### [WHAT IS EXPECTED]
Nothing but the lines from the top of the data to the line holding "var markY = [232000];" should be printed, word for word and both ends included; leave the pictures out.

### [GIVEN MATERIAL]
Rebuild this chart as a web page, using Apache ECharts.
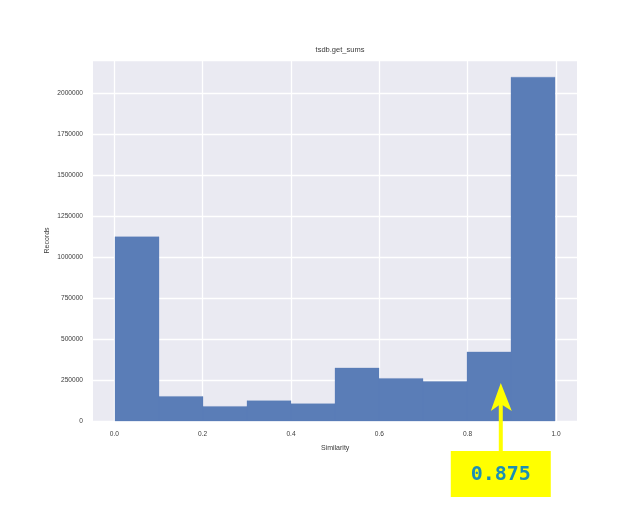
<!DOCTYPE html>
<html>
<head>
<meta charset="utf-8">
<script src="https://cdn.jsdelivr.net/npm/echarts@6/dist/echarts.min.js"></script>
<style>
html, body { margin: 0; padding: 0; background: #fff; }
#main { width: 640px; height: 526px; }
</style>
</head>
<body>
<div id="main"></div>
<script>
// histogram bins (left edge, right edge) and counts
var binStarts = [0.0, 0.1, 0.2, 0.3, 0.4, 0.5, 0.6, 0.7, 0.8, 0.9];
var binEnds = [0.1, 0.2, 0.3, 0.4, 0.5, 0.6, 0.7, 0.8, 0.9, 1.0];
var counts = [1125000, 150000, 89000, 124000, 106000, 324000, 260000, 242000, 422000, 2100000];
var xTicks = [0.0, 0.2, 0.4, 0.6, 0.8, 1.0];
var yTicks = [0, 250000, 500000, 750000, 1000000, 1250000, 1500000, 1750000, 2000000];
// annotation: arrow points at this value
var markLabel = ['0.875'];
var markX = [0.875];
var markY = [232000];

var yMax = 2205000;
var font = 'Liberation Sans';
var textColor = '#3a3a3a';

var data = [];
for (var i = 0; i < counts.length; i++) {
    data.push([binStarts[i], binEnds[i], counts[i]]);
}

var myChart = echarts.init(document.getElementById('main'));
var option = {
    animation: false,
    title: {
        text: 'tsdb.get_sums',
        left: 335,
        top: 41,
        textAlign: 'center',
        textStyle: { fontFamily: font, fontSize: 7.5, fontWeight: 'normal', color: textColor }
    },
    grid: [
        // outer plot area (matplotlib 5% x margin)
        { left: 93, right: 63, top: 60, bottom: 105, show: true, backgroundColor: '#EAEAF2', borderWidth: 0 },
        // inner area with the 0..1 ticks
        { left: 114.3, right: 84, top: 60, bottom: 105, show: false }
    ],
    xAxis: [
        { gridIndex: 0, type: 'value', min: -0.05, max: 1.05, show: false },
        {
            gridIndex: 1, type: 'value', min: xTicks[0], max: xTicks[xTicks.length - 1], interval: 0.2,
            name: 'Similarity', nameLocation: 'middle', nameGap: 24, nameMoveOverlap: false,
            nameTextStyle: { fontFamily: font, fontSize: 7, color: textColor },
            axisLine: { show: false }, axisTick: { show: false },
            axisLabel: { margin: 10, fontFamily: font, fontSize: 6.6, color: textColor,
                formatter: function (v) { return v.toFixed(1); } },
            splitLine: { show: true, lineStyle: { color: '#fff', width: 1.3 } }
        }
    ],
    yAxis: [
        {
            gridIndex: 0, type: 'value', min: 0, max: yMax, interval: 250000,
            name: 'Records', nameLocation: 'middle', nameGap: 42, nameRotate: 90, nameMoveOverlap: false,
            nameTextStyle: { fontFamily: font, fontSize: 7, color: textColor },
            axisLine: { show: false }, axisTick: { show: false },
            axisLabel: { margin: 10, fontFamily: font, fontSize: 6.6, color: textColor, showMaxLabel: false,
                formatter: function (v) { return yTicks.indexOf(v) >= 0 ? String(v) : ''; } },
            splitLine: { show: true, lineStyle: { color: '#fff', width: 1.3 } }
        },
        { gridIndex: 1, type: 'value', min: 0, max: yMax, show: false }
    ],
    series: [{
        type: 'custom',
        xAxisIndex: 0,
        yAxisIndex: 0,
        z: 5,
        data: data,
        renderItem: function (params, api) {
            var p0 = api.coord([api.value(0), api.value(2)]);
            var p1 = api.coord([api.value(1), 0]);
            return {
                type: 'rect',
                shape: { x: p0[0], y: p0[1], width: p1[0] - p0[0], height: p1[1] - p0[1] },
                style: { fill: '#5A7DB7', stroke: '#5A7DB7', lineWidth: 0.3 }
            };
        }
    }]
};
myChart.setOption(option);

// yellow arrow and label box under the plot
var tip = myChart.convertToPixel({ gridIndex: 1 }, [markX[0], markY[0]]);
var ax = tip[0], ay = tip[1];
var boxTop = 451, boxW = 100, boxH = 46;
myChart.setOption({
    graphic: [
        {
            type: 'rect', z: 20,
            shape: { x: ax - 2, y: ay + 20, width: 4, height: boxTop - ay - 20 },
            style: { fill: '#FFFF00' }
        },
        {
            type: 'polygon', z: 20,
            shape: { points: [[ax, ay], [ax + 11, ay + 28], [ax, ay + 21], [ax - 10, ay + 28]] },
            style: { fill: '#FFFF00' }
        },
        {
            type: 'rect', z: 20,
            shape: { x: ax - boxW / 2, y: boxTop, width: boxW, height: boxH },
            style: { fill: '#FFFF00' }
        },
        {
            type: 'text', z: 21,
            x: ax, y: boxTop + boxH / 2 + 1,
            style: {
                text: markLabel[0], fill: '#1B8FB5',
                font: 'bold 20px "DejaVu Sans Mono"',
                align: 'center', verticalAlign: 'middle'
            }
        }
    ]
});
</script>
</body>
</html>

### [ANSWER TO THIS PROBLEM]
Rebuild this chart as a web page, using Apache ECharts.
<!DOCTYPE html>
<html>
<head>
<meta charset="utf-8">
<script src="https://cdn.jsdelivr.net/npm/echarts@6/dist/echarts.min.js"></script>
<style>
html, body { margin: 0; padding: 0; background: #fff; }
#main { width: 640px; height: 526px; }
</style>
</head>
<body>
<div id="main"></div>
<script>
// histogram bins (left edge, right edge) and counts
var binStarts = [0.0, 0.1, 0.2, 0.3, 0.4, 0.5, 0.6, 0.7, 0.8, 0.9];
var binEnds = [0.1, 0.2, 0.3, 0.4, 0.5, 0.6, 0.7, 0.8, 0.9, 1.0];
var counts = [1125000, 150000, 89000, 124000, 106000, 324000, 260000, 242000, 422000, 2100000];
var xTicks = [0.0, 0.2, 0.4, 0.6, 0.8, 1.0];
var yTicks = [0, 250000, 500000, 750000, 1000000, 1250000, 1500000, 1750000, 2000000];
// annotation: arrow points at this value
var markLabel = ['0.875'];
var markX = [0.875];
var markY = [232000];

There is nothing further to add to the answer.